Meeting the Challenge of SM&CR and PROD

banana-skin-on-ice
  • Author : Paul Boston
  • Date : 20 May 2020

Taken individually, both PROD (Product Intervention and Product Governance Sourcebook) and SM&CR (Senior Managers and Certification Regime) are each formidably challenging pieces of regulation. Married together, their power is intensified and for those who, like me, hold senior management functions, it’s hardly overstating it to say the pairing can start to feel like a camouflaged banana skin lying on thin ice; what’s certain is that coupled together, they represent a significant regulatory force to be taken very seriously, with potentially far reaching repercussions.

 

What is SM&CR?

The Senior Managers and Certification Regime is mostly thought of as regulatory tinkering, but it really isn’t. It constitutes a profound change in one’s personal responsibility for all that comes with being a business leader and ultimately it represents the FCA’s scope for recourse action. It was introduced as a result of the 2008 banking crisis, (some may remember Sir Fred Goodwin the then CEO of RBS who couldn’t be prosecuted for any offence despite a very obvious appetite to do so – in the end he lost his knighthood) and the subsequent LIBOR and FX rigging scandal, where again senior managers responsible for culture in the business couldn’t be brought to justice, despite the effective prosecution of some of the traders.

SM&CR was introduced into Banks in March 2016 to make senior managers personally accountable for any failings within their business. The FCA states it positively as “the opportunity for financial institutions to establish healthy cultures and effective governance by encouraging individual accountability and setting standards of personal conduct”.  It has been largely seen as very effective over the last four years in changing banking culture for the better and has subsequently been introduced to all Financial Services businesses, reaching us in December 2019.

 

What is PROD?

This was introduced in January 2018 as part of MiFID II and the purpose in simple terms is to ensure that the investment products/solutions recommended fulfil the needs and objectives of the advised client. This is not FCA guidance; this is an FCA rule.

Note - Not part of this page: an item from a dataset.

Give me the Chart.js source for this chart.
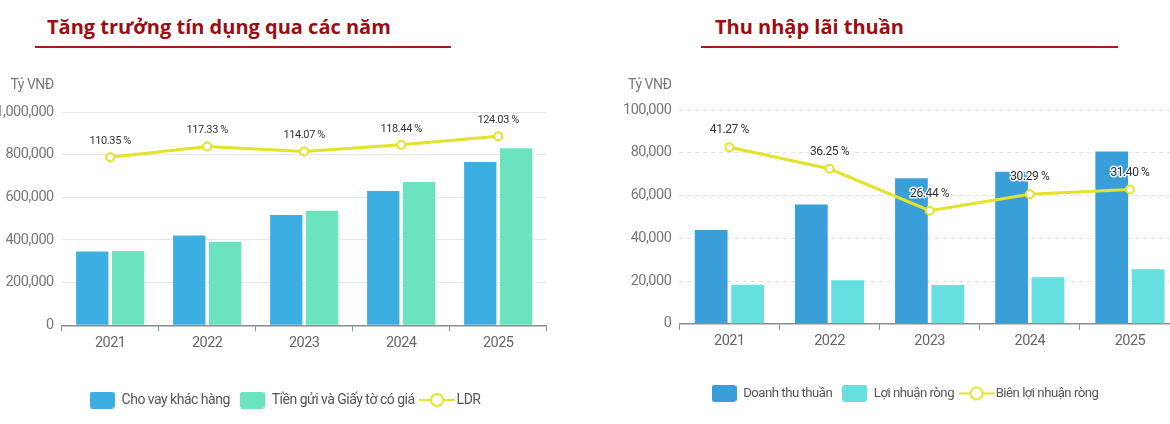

This makes it vital to segment client banks into specific cohorts typically broken down by accumulation, preservation and decumulation, with further subsets as necessary and to have designed solutions that fulfil the needs and objectives of each cohort, and selected the best means of delivery i.e. made the right choice of platform. By way of example, if your investment proposition involves ETFs, it doesn’t make sense to select an administrator that doesn’t enable aggregated and fractional trading as the trading costs will prove prohibitive and the client will suffer cash drag. It goes without saying that all of this needs to be documented in an investment governance document, typically 30 pages – no mere box-ticking exercise!

The FCA gave a year’s grace for advisers to get their house in order but have indicated recently (pre-COVID-19) that they plan to come down heavily on any firm not complying. If you haven’t nailed PROD rules (we are very happy to support here with Copia customised solutions) then the Senior Management Function Holders will be personally accountable for this business failing, with personal liability for any resulting client detriment.

A camouflaged banana skin on thin ice? Only for those that haven’t seen it and taken the required action.